AIM OF THE TASK
Transcribe every line exactly. Leave the pictures behind.
"""
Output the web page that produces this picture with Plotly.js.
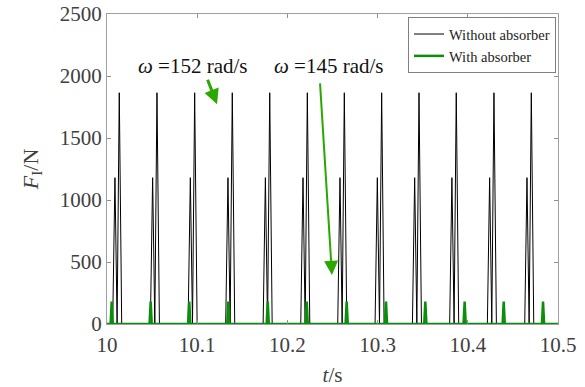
<!DOCTYPE html>
<html>
<head>
<meta charset="utf-8">
<script src="https://cdn.plot.ly/plotly-3.0.1.min.js"></script>
<style>html,body{margin:0;padding:0;background:#fff;}#chart{width:585px;height:387px;}</style>
</head>
<body>
<div id="chart"></div>
<script>
// Without absorber (black): time [s] and force [N]
var tWithout = [10.0000,
  10.0063, 10.0088, 10.0112, 10.0136, 10.0163,
  10.0481, 10.0506, 10.0530, 10.0554, 10.0581,
  10.0899, 10.0924, 10.0948, 10.0972, 10.0999,
  10.1316, 10.1341, 10.1365, 10.1389, 10.1416,
  10.1731, 10.1756, 10.1780, 10.1804, 10.1831,
  10.2148, 10.2173, 10.2197, 10.2221, 10.2248,
  10.2558, 10.2583, 10.2607, 10.2631, 10.2658,
  10.2972, 10.2997, 10.3021, 10.3045, 10.3072,
  10.3386, 10.3411, 10.3435, 10.3459, 10.3486,
  10.3799, 10.3824, 10.3848, 10.3872, 10.3899,
  10.4217, 10.4242, 10.4266, 10.4290, 10.4317,
  10.4631, 10.4656, 10.4680, 10.4704, 10.4731,
  10.5000];
var fWithout = [0,
  0, 1180, 0, 1865, 0,
  0, 1180, 0, 1865, 0,
  0, 1180, 0, 1865, 0,
  0, 1180, 0, 1865, 0,
  0, 1180, 0, 1865, 0,
  0, 1180, 0, 1865, 0,
  0, 1180, 0, 1865, 0,
  0, 1180, 0, 1865, 0,
  0, 1180, 0, 1865, 0,
  0, 1180, 0, 1865, 0,
  0, 1180, 0, 1865, 0,
  0, 1180, 0, 1865, 0,
  0];
// With absorber (green)
var tWith = [10.0000,
  10.0040, 10.0052, 10.0064,
  10.0472, 10.0484, 10.0496,
  10.0900, 10.0912, 10.0924,
  10.1333, 10.1345, 10.1357,
  10.1770, 10.1782, 10.1794,
  10.2202, 10.2214, 10.2226,
  10.2645, 10.2657, 10.2669,
  10.3081, 10.3093, 10.3105,
  10.3517, 10.3529, 10.3541,
  10.3953, 10.3965, 10.3977,
  10.4386, 10.4398, 10.4410,
  10.4822, 10.4834, 10.4846,
  10.5000];
var fWith = [0,
  0, 180, 0,
  0, 180, 0,
  0, 180, 0,
  0, 180, 0,
  0, 180, 0,
  0, 180, 0,
  0, 180, 0,
  0, 180, 0,
  0, 180, 0,
  0, 180, 0,
  0, 180, 0,
  0, 180, 0,
  0];
var seriesNames = ['Without absorber', 'With absorber'];
var xTicks = [10, 10.1, 10.2, 10.3, 10.4, 10.5];
var xTickText = ['10', '10.1', '10.2', '10.3', '10.4', '10.5'];
var yTicks = [0, 500, 1000, 1500, 2000, 2500];
var yTickText = ['0', '500', '1000', '1500', '2000', '2500'];

var serif = 'Liberation Serif, Times New Roman, serif';
var green = '#0a8f0a';
var arrowGreen = '#2aa800';

var traces = [
  {x: tWithout, y: fWithout, type: 'scatter', mode: 'lines', name: seriesNames[0],
   line: {color: '#000000', width: 1}},
  {x: tWith, y: fWith, type: 'scatter', mode: 'lines', name: seriesNames[1],
   line: {color: green, width: 2.5}}
];

var layout = {
  width: 585, height: 387,
  margin: {l: 107, r: 27, t: 14, b: 63},
  paper_bgcolor: '#ffffff', plot_bgcolor: '#ffffff',
  font: {family: serif, size: 21, color: '#404040'},
  showlegend: true,
  legend: {x: 0.9956, y: 0.99, xanchor: 'right', yanchor: 'top',
    bgcolor: '#ffffff', bordercolor: '#808080', borderwidth: 1,
    font: {family: serif, size: 14.5, color: '#222222'}, tracegroupgap: 0},
  xaxis: {range: [10, 10.5], tickvals: xTicks, ticktext: xTickText,
    ticks: 'inside', ticklen: 4, tickcolor: '#909090', showgrid: false, zeroline: false,
    showline: true, linecolor: '#a0a0a0', linewidth: 1, mirror: 'ticks',
    ticklabelstandoff: 2,
    tickfont: {family: serif, size: 21, color: '#404040'},
    title: {text: '<i>t</i>/s', font: {family: serif, size: 21, color: '#404040'}, standoff: 12}},
  yaxis: {range: [0, 2500], tickvals: yTicks, ticktext: yTickText,
    ticks: 'inside', ticklen: 4, tickcolor: '#909090', showgrid: false, zeroline: false,
    showline: true, linecolor: '#a0a0a0', linewidth: 1, mirror: 'ticks',
    tickfont: {family: serif, size: 21, color: '#404040'},
    title: {text: '<i>F</i><sub>I</sub>/N', font: {family: serif, size: 22, color: '#404040'}, standoff: 15}},
  annotations: [
    {x: 10.0953, y: 2080, xref: 'x', yref: 'y', text: '<i>ω</i> =152 rad/s', showarrow: false,
     font: {family: serif, size: 21, color: '#111111'}},
    {x: 10.2461, y: 2080, xref: 'x', yref: 'y', text: '<i>ω</i> =145 rad/s', showarrow: false,
     font: {family: serif, size: 21, color: '#111111'}},
    {x: 10.122, y: 1772, xref: 'x', yref: 'y', text: '', showarrow: true,
     ax: -10, ay: -26, arrowhead: 2, arrowsize: 1, arrowwidth: 3, arrowcolor: arrowGreen, standoff: 0},
    {x: 10.2494, y: 396, xref: 'x', yref: 'y', text: '', showarrow: true,
     ax: -12, ay: -193, arrowhead: 2, arrowsize: 1.4, arrowwidth: 2, arrowcolor: arrowGreen, standoff: 0}
  ]
};

Plotly.newPlot('chart', traces, layout, {displayModeBar: false, staticPlot: true});
</script>
</body>
</html>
"""
RESULT OF THE TASK
Output the web page that produces this picture with Plotly.js.
<!DOCTYPE html>
<html>
<head>
<meta charset="utf-8">
<script src="https://cdn.plot.ly/plotly-3.0.1.min.js"></script>
<style>html,body{margin:0;padding:0;background:#fff;}#chart{width:585px;height:387px;}</style>
</head>
<body>
<div id="chart"></div>
<script>
// Without absorber (black): time [s] and force [N]
var tWithout = [10.0000,
  10.0063, 10.0088, 10.0112, 10.0136, 10.0163,
  10.0481, 10.0506, 10.0530, 10.0554, 10.0581,
  10.0899, 10.0924, 10.0948, 10.0972, 10.0999,
  10.1316, 10.1341, 10.1365, 10.1389, 10.1416,
  10.1731, 10.1756, 10.1780, 10.1804, 10.1831,
  10.2148, 10.2173, 10.2197, 10.2221, 10.2248,
  10.2558, 10.2583, 10.2607, 10.2631, 10.2658,
  10.2972, 10.2997, 10.3021, 10.3045, 10.3072,
  10.3386, 10.3411, 10.3435, 10.3459, 10.3486,
  10.3799, 10.3824, 10.3848, 10.3872, 10.3899,
  10.4217, 10.4242, 10.4266, 10.4290, 10.4317,
  10.4631, 10.4656, 10.4680, 10.4704, 10.4731,
  10.5000];
var fWithout = [0,
  0, 1180, 0, 1865, 0,
  0, 1180, 0, 1865, 0,
  0, 1180, 0, 1865, 0,
  0, 1180, 0, 1865, 0,
  0, 1180, 0, 1865, 0,
  0, 1180, 0, 1865, 0,
  0, 1180, 0, 1865, 0,
  0, 1180, 0, 1865, 0,
  0, 1180, 0, 1865, 0,
  0, 1180, 0, 1865, 0,
  0, 1180, 0, 1865, 0,
  0, 1180, 0, 1865, 0,
  0];
// With absorber (green)
var tWith = [10.0000,
  10.0040, 10.0052, 10.0064,
  10.0472, 10.0484, 10.0496,
  10.0900, 10.0912, 10.0924,
  10.1333, 10.1345, 10.1357,
  10.1770, 10.1782, 10.1794,
  10.2202, 10.2214, 10.2226,
  10.2645, 10.2657, 10.2669,
  10.3081, 10.3093, 10.3105,
  10.3517, 10.3529, 10.3541,
  10.3953, 10.3965, 10.3977,
  10.4386, 10.4398, 10.4410,
  10.4822, 10.4834, 10.4846,
  10.5000];
var fWith = [0,
  0, 180, 0,
  0, 180, 0,
  0, 180, 0,
  0, 180, 0,
  0, 180, 0,
  0, 180, 0,
  0, 180, 0,
  0, 180, 0,
  0, 180, 0,
  0, 180, 0,
  0, 180, 0,
  0, 180, 0,
  0];
var seriesNames = ['Without absorber', 'With absorber'];
var xTicks = [10, 10.1, 10.2, 10.3, 10.4, 10.5];
var xTickText = ['10', '10.1', '10.2', '10.3', '10.4', '10.5'];
var yTicks = [0, 500, 1000, 1500, 2000, 2500];
var yTickText = ['0', '500', '1000', '1500', '2000', '2500'];

var serif = 'Liberation Serif, Times New Roman, serif';
var green = '#0a8f0a';
var arrowGreen = '#2aa800';

var traces = [
  {x: tWithout, y: fWithout, type: 'scatter', mode: 'lines', name: seriesNames[0],
   line: {color: '#000000', width: 1}},
  {x: tWith, y: fWith, type: 'scatter', mode: 'lines', name: seriesNames[1],
   line: {color: green, width: 2.5}}
];

var layout = {
  width: 585, height: 387,
  margin: {l: 107, r: 27, t: 14, b: 63},
  paper_bgcolor: '#ffffff', plot_bgcolor: '#ffffff',
  font: {family: serif, size: 21, color: '#404040'},
  showlegend: true,
  legend: {x: 0.9956, y: 0.99, xanchor: 'right', yanchor: 'top',
    bgcolor: '#ffffff', bordercolor: '#808080', borderwidth: 1,
    font: {family: serif, size: 14.5, color: '#222222'}, tracegroupgap: 0},
  xaxis: {range: [10, 10.5], tickvals: xTicks, ticktext: xTickText,
    ticks: 'inside', ticklen: 4, tickcolor: '#909090', showgrid: false, zeroline: false,
    showline: true, linecolor: '#a0a0a0', linewidth: 1, mirror: 'ticks',
    ticklabelstandoff: 2,
    tickfont: {family: serif, size: 21, color: '#404040'},
    title: {text: '<i>t</i>/s', font: {family: serif, size: 21, color: '#404040'}, standoff: 12}},
  yaxis: {range: [0, 2500], tickvals: yTicks, ticktext: yTickText,
    ticks: 'inside', ticklen: 4, tickcolor: '#909090', showgrid: false, zeroline: false,
    showline: true, linecolor: '#a0a0a0', linewidth: 1, mirror: 'ticks',
    tickfont: {family: serif, size: 21, color: '#404040'},
    title: {text: '<i>F</i><sub>I</sub>/N', font: {family: serif, size: 22, color: '#404040'}, standoff: 15}},
  annotations: [
    {x: 10.0953, y: 2080, xref: 'x', yref: 'y', text: '<i>ω</i> =152 rad/s', showarrow: false,
     font: {family: serif, size: 21, color: '#111111'}},
    {x: 10.2461, y: 2080, xref: 'x', yref: 'y', text: '<i>ω</i> =145 rad/s', showarrow: false,
     font: {family: serif, size: 21, color: '#111111'}},
    {x: 10.122, y: 1772, xref: 'x', yref: 'y', text: '', showarrow: true,
     ax: -10, ay: -26, arrowhead: 2, arrowsize: 1, arrowwidth: 3, arrowcolor: arrowGreen, standoff: 0},
    {x: 10.2494, y: 396, xref: 'x', yref: 'y', text: '', showarrow: true,
     ax: -12, ay: -193, arrowhead: 2, arrowsize: 1.4, arrowwidth: 2, arrowcolor: arrowGreen, standoff: 0}
  ]
};

Plotly.newPlot('chart', traces, layout, {displayModeBar: false, staticPlot: true});
</script>
</body>
</html>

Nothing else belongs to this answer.